Quando o locutor citador quer sublinhar que se está perante citação, não desejando assumir a responsabilidade das palavras que relata, pode usar sinais explícitos como as aspas, o condicional ou expressões que reenviem para outro locutor a responsabilidade ou a autoria das palavras citadas (segundo x, como disse x).
Mas há outras formas, mais subtis e menos codificadas, de citar palavras de outros: alusões, ecos (irónicos ou não), reprodução de léxico alheio, certo tipo de negação, alguns morfemas argumentativos (sobretudo os adversativos e os concessivos). Se nos ativermos exclusivamente à citação de palavras de personagens dentro do discurso narrativo literário, podemos falar também do discurso indirecto livre (ver).

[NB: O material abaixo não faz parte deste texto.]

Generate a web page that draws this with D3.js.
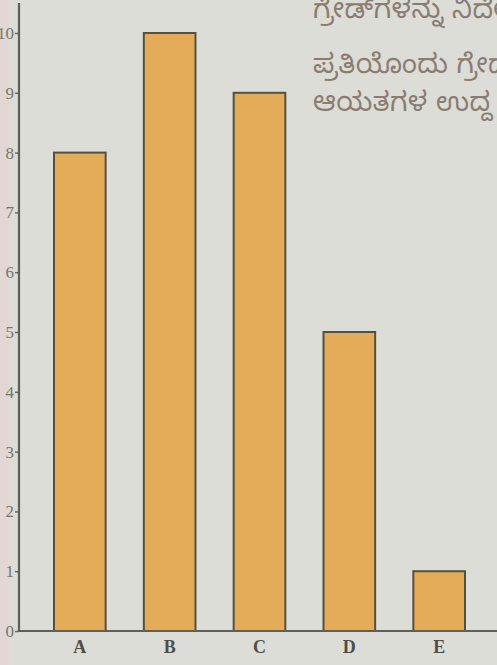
<!DOCTYPE html>
<html>
<head>
<meta charset="utf-8">
<script src="https://cdn.jsdelivr.net/npm/d3@7"></script>
<style>
  html, body { margin: 0; padding: 0; background: #dcddd6; overflow: hidden; }
  svg { display: block; }
</style>
</head>
<body>
<svg id="chart" width="497" height="665"></svg>
<script>
// Grades and the number of students in each grade
const categories = ["A", "B", "C", "D", "E"];
const counts = [8, 10, 9, 5, 1];
const tickValues = [0, 1, 2, 3, 4, 5, 6, 7, 8, 9, 10];
const noteLines = ["ಗ್ರೇಡ್‌ಗಳನ್ನು ನಿರ್ದೇಶಿಸಿ", "ಪ್ರತಿಯೊಂದು ಗ್ರೇಡ್", "ಆಯತಗಳ ಉದ್ದ"];

const W = 497, H = 665;
const svg = d3.select("#chart");

// paper background with a faint pinkish edge on the left
svg.append("rect").attr("width", W).attr("height", H).attr("fill", "#dcddd6");
svg.append("rect").attr("x", 0).attr("y", 0).attr("width", 9).attr("height", H)
  .attr("fill", "#e3d6d3").attr("opacity", 0.8);

const axisX = 19, baseY = 631;

const x = d3.scaleBand().domain(categories).range([54, 465])
  .paddingInner(0.425).paddingOuter(0);
const y = d3.scaleLinear().domain([0, 10]).range([baseY, 33]);

// bars
svg.append("g").selectAll("rect").data(categories).join("rect")
  .attr("x", d => x(d))
  .attr("y", (d, i) => y(counts[i]))
  .attr("width", x.bandwidth())
  .attr("height", (d, i) => baseY - y(counts[i]))
  .attr("fill", "#e4ac58")
  .attr("stroke", "#58503f")
  .attr("stroke-width", 2);

// vertical axis, short ticks on the outside
const yAxis = d3.axisLeft(y).tickValues(tickValues).tickSize(4).tickPadding(1)
  .tickFormat(d3.format("d"));
const yg = svg.append("g").attr("transform", `translate(${axisX},0)`).call(yAxis);
yg.select(".domain").remove();
yg.selectAll(".tick line").attr("stroke", "#6a6a66").attr("stroke-width", 1.5);
yg.selectAll(".tick text")
  .attr("fill", "#76766f")
  .style("font-family", "'Liberation Serif', 'DejaVu Serif', serif")
  .style("font-size", "17px");
svg.append("line").attr("x1", axisX).attr("x2", axisX).attr("y1", 3).attr("y2", baseY + 1)
  .attr("stroke", "#5e5e5a").attr("stroke-width", 2.2);

// horizontal baseline with grade labels
svg.append("line").attr("x1", axisX).attr("x2", W).attr("y1", baseY).attr("y2", baseY)
  .attr("stroke", "#5e5e5a").attr("stroke-width", 2.2);
const xg = svg.append("g").attr("transform", `translate(0,${baseY})`)
  .call(d3.axisBottom(x).tickSize(0).tickPadding(9));
xg.select(".domain").remove();
xg.selectAll(".tick text")
  .attr("fill", "#4e4e4a")
  .style("font-family", "'Liberation Serif', 'DejaVu Serif', serif")
  .style("font-weight", "bold")
  .style("font-size", "18px");

// text beside the chart
const noteY = [18, 73, 111];
svg.append("g").selectAll("text").data(noteLines).join("text")
  .attr("x", 313)
  .attr("y", (d, i) => noteY[i])
  .attr("fill", "#8a7c73")
  .style("font-family", "'Noto Sans Kannada', 'Noto Sans', sans-serif")
  .style("font-size", "27px")
  .style("letter-spacing", "0.5px")
  .text(d => d);
</script>
</body>
</html>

Ann Banfield: Narrative Style and the Grammar of Direct and Indirect Speech, in «Foundations of Language», 10, (1973), pp.1-39; Ann Banfield: Unspeakable Sentences. Narration and Representation in the Language of Fiction (Boston,1982); Bice Mortara Garavelli: La Parola D’Altri (Palermo, 1985); Graciela Reyes: Polifonía Textual. La Citación en el Relato Literario (Madrid, 1984); Monika Fludernik: The Fictions of Language and the Language of Fiction. The Linguistic Representation of Speech and Consciousness (London/ New York, 1993); Românica, (“Citação”), 6, (Lisboa, 1996).